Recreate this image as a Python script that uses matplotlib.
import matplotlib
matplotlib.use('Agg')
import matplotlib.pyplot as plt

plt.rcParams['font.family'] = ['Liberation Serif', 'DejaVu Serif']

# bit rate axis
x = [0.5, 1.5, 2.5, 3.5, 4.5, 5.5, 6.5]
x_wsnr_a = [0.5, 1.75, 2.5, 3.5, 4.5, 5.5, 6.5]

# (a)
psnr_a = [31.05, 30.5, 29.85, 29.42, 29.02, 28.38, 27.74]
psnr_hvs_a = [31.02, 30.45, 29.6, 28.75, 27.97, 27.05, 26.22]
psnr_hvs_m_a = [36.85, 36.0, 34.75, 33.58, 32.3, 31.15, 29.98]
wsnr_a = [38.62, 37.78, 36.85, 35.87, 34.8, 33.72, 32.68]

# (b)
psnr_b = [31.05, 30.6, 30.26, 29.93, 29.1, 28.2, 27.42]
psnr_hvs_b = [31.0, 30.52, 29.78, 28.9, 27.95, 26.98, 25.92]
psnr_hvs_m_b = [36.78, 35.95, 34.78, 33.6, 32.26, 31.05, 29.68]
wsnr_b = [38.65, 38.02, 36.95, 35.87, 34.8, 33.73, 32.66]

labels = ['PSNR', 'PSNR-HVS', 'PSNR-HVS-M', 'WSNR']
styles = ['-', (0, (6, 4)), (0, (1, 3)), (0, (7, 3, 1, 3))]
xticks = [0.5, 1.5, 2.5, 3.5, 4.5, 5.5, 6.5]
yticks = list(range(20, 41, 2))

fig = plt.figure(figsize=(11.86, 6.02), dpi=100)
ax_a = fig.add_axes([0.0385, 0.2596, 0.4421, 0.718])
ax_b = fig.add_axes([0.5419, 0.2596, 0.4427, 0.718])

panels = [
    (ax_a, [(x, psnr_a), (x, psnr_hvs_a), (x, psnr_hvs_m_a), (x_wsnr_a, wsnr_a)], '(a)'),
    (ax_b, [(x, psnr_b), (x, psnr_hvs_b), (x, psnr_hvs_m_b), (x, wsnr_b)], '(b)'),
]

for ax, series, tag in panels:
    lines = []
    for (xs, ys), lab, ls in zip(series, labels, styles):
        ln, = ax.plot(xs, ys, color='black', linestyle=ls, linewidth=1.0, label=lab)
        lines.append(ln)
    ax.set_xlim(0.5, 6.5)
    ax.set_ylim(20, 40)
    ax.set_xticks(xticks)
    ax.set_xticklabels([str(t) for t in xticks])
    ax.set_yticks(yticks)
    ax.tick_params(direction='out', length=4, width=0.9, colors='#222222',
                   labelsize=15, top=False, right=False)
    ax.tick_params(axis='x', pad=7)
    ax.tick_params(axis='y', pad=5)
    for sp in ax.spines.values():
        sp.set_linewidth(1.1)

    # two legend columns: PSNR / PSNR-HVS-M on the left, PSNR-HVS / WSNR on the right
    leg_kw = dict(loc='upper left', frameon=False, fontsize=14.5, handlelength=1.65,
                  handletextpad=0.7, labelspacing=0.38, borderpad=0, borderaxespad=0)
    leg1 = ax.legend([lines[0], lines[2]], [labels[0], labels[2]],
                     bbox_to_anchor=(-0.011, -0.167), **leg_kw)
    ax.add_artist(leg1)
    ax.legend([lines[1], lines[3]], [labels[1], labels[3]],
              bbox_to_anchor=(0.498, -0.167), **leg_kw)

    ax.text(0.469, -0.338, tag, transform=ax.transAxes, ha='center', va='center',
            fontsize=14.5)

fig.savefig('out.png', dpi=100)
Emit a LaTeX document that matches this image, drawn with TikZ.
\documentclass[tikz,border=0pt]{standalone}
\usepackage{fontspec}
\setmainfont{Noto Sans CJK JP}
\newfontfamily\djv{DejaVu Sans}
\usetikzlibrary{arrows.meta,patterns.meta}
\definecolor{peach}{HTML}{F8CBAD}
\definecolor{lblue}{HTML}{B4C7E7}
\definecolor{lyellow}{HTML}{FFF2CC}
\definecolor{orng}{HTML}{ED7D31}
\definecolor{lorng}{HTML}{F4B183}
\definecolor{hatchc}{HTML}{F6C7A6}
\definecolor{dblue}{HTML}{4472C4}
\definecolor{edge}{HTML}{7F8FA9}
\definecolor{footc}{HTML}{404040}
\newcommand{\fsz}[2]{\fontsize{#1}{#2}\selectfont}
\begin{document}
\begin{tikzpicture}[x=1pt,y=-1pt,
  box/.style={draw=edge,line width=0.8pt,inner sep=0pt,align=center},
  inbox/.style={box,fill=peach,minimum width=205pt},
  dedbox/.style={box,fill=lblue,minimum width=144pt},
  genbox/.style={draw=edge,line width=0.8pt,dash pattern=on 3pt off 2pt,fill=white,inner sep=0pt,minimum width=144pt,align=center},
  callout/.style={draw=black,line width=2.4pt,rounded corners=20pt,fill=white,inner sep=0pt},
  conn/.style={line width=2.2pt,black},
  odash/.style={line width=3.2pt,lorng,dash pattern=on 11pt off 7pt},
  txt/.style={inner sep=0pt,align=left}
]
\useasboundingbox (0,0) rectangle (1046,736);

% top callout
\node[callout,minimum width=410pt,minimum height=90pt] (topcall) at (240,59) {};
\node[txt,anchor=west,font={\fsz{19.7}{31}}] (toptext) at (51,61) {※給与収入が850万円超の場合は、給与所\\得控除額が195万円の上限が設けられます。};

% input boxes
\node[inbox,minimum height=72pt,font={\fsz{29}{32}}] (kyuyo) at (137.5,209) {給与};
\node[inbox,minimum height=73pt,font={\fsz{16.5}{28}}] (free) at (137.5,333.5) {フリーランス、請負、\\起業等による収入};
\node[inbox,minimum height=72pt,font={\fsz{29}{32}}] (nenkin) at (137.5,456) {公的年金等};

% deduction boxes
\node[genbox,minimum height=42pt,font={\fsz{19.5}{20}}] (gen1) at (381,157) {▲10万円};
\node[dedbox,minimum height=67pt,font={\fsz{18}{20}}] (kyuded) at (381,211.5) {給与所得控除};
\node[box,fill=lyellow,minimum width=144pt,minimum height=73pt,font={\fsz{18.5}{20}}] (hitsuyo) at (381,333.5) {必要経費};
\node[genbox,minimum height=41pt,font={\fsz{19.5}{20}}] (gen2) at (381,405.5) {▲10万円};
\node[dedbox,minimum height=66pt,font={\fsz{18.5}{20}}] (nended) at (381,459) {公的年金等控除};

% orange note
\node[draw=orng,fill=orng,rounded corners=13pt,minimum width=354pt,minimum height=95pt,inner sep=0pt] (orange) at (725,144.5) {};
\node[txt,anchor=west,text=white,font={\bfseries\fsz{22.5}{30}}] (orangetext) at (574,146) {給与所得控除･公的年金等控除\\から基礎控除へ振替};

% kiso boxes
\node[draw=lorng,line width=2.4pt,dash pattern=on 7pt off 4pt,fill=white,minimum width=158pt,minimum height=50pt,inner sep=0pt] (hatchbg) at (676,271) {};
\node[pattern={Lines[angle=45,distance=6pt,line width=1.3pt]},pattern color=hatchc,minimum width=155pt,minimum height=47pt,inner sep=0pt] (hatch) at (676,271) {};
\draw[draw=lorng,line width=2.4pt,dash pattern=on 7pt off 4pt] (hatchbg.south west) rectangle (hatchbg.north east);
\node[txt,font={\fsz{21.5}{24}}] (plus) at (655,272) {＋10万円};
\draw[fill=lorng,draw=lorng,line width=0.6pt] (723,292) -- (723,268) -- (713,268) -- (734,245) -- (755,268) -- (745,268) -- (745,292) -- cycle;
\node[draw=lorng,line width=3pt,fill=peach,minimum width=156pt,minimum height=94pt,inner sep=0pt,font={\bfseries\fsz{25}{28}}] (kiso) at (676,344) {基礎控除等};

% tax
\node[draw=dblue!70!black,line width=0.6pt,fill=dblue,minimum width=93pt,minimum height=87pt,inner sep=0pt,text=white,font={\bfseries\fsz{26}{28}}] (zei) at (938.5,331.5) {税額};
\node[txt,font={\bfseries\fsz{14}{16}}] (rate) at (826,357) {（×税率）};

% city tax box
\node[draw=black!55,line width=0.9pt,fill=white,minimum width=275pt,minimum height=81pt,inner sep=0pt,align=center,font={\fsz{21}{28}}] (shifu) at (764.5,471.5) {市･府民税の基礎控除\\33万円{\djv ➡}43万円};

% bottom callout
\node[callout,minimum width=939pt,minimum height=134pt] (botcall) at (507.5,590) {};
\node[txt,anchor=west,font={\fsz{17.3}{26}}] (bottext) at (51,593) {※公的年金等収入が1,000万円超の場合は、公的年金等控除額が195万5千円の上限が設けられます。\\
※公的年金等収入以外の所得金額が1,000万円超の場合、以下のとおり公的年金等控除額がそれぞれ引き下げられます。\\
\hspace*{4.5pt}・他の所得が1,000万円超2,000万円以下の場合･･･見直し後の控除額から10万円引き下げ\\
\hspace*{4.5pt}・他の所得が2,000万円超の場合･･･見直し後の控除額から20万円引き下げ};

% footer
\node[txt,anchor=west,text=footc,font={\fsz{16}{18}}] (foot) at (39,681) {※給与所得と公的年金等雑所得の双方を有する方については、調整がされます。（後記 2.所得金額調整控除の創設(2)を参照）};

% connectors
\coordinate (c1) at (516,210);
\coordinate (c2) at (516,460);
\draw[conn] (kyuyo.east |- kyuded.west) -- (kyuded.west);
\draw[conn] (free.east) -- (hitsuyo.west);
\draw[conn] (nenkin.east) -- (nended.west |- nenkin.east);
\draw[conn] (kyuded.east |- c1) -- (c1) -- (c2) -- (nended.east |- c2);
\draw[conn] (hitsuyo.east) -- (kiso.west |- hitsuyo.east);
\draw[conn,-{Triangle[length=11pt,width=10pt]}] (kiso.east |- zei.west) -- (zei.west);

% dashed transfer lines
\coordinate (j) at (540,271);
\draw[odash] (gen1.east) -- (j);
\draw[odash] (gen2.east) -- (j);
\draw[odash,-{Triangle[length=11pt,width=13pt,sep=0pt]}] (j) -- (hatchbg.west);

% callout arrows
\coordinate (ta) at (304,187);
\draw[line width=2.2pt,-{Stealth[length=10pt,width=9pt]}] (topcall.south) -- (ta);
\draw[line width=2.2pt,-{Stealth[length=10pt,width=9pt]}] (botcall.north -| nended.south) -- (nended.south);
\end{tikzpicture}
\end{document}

● ● ●

**Task prompt:** Repeat the lines from the first one in the records through the line containing "x_wsnr_a = [0.5, 1.75, 2.5, 3.5, 4.5, 5.5, 6.5]", exactly as written, and nothing else.

**Final result:**
Recreate this image as a Python script that uses matplotlib.
import matplotlib
matplotlib.use('Agg')
import matplotlib.pyplot as plt

plt.rcParams['font.family'] = ['Liberation Serif', 'DejaVu Serif']

# bit rate axis
x = [0.5, 1.5, 2.5, 3.5, 4.5, 5.5, 6.5]
x_wsnr_a = [0.5, 1.75, 2.5, 3.5, 4.5, 5.5, 6.5]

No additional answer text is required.